Safran's stock advanced 4.1% to €307.50 on Wednesday, propelled by a confluence of company-specific investments, robust first-quarter revenue metrics and an optimistic sector assessment from a major broker that helped lift aviation-related equities across Europe.
In recent days Safran disclosed a series of strategic capital commitments, including an almost €50 million expansion in Germany and a €120 million investment at its Montluçon site aimed at raising production of advanced inertial navigation systems. These project announcements added to the positive tone around the group but came against a wider industry re-rating.
A notable external catalyst was a sector review from Berenberg. The broker upgraded Rolls-Royce to Buy and kept a positive stance on Safran, assigning a €355 price target.

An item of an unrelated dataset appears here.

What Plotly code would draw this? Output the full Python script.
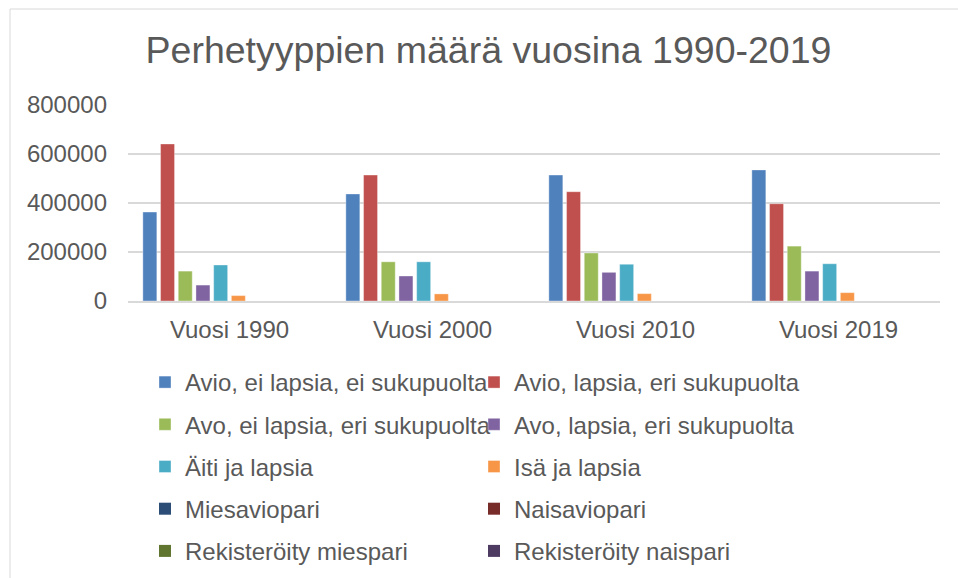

That analysis emphasized the relative resilience of European engine manufacturers in the face of a jet-fuel price shock scenario and reinforced investor confidence in both aftermarket demand and medium- to long-term flight activity trends. Following publication of the note, shares of Rolls-Royce, Safran and MTU Aero Engines all posted strong gains.
Berenberg's data showed Safran's programme-weighted, thrust-adjusted flight hours have risen 2% year-to-date, placing the company ahead of MTU Aero Engines but trailing Rolls-Royce, which recorded 5% growth. The broker also pointed out that 43% of Safran's adjusted fleet is under ten years old - a fleet profile the note said should support future service and maintenance demand.
Fleet exposure was another dimension highlighted. Safran's 22% widebody exposure was described as producing a more balanced mix versus Rolls-Royce, while the group's involvement in the narrowbody market - principally via CFM International, its joint venture with GE Aerospace - remains identified as a key long-term growth driver.
Underlying company fundamentals added to the positive narrative. Safran reported first-quarter 2026 revenue that rose 23% organically to €8.6 billion, with the increase attributed to strong LEAP engine deliveries and elevated aftermarket activity.
Collectively, the combination of fresh capital spending, encouraging top-line momentum and a broker-led sector reappraisal supported the upward move in Safran's shares. Market participants responded not only to the firm's own metrics and investments but also to the broader assessment of demand resilience across European engine manufacturers.
Key points
- Safran shares rose 4.1% to €307.50 following company investment announcements and an upbeat sector review.
- Berenberg upgraded Rolls-Royce to Buy and reiterated a positive view on Safran with a €355 price target, citing resilience in the engine sector.
- Safran reported Q1 2026 organic revenue growth of 23% to €8.6 billion, led by LEAP engine deliveries and aftermarket activity.
Risks and uncertainties
- Sector sensitivity to a jet-fuel shock - Berenberg's note specifically mentions this potential stressor affecting engine manufacturers and related aftermarket demand.
- Relative performance differences across peers - Safran's flight-hour growth (2% YTD) trails Rolls-Royce (5% YTD), introducing comparative execution risk within the sector.
- Fleet composition exposure - while Safran's mix is described as balanced, shifts in widebody versus narrowbody demand could affect future service revenue assumptions.